Do I really need to write something descriptive about chicken breasts stuffed with ooey gooey cheese and yummy jalapeño? Let’s talk instead about how long it took me to figure out how to get that little squiggley accent mark (it’s called a tilde, by the way) over the “n” in jalapeño. Good grief, and I have a degree in Spanish?
Anyway, this recipe was born out of a deep need for something yummy and different for dinner. Although this recipe is far from different, it’s not in our usual repertorio, so I am allowed to act like it’s brand new. It’s also great for people who are limiting carbs. I paired it with spaghetti squash mixed with peppers and onions and served it with a side of avocado (aguacate is one of my favorite Spanish words. Ask my husband.) and sour cream.
The instructions for this are very simple so I didn’t take photos of the process. Here is what ours looked like before it went into the oven. They remind me of little mummies:
I did these in a square baking dish but hind site tells me they would have done better on a rack over a sheet pan. Next time, grasshoppah…..next time.
At the last minute I decided to drizzle maple syrup over the bacon to add a little bit more flavor.
After they come out of the oven, let them rest before slicing, otherwise you will have cheese oozing out all over.
Hungry yet? (¿Tienes hambre todavia?)
I intentionally bought more jalapeño’s than I needed and I doubled my stuffing mixture so I could make some actual jalapeño poppers at the same time. When they were all made, I put them on a sheet pan and froze them over night. This morning I took them out and put them in a freezer bag so we’ll have them when we want them later.
Jalapeño Popper Stuffed Chicken for Two
Two large chicken breasts
4 oz. softened cream cheese
¼ cup sour cream (optional)
2 large jalapeno’s, diced
¾ cup grated Cheddar Cheese
¼ cup chopped cilantro (fresh)
1 garlic clove, grated
S & P to taste
2 Tbsp. taco seasoning (Use what you like)
1 lb. bacon (Use what you like although thin slices work best)
Maple Syrup (Optional)
Preheat oven to 375 degrees
Rinse and the chicken breasts dry. Cut a deep slit in each one to make a pocket for the cheese mixture. Salt and pepper the inside and outside of each breast. Set aside.
In a bowl, combine all of the stuffing mixture ingredients. I usually microwave the completed mixture and stir well to combine. If it’s too runny, put it in the refrigerator before trying to stuff the chicken with it. You want it to be pliable but not loose.
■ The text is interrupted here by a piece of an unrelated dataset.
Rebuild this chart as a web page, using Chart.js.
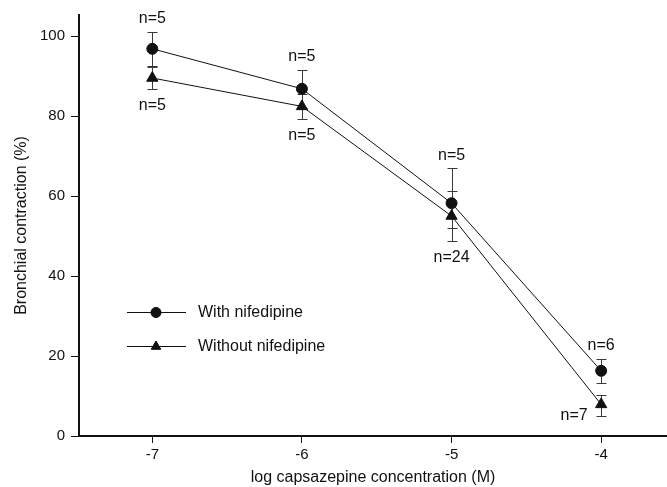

Stuff the breasts liberally with the cheese mixture but do not over-stuff. You want to be able to close them.
Wrap each breast tightly with as many strips of bacon needed to cover. (It’s bacon! Use a LOT!)
Brush maple syrup over all over the bacon. (You’re welcome in advance.)
For best results place the breasts on a greased rack over a sheet pan. IF you don’t have this, use a baking dish.
Bake for 30 minutes, then flip and bake 15 minutes more. If you are using a baking dish, you may want to use a turkey baster to suck out excess juices.
Finally, if you want the bacon to be very crispy, flip the chicken back over and broil it on high for 2-3 minutes. WATCH CAREFULLY so it doesn’t burn.
Let rest 10 minutes or more before slicing.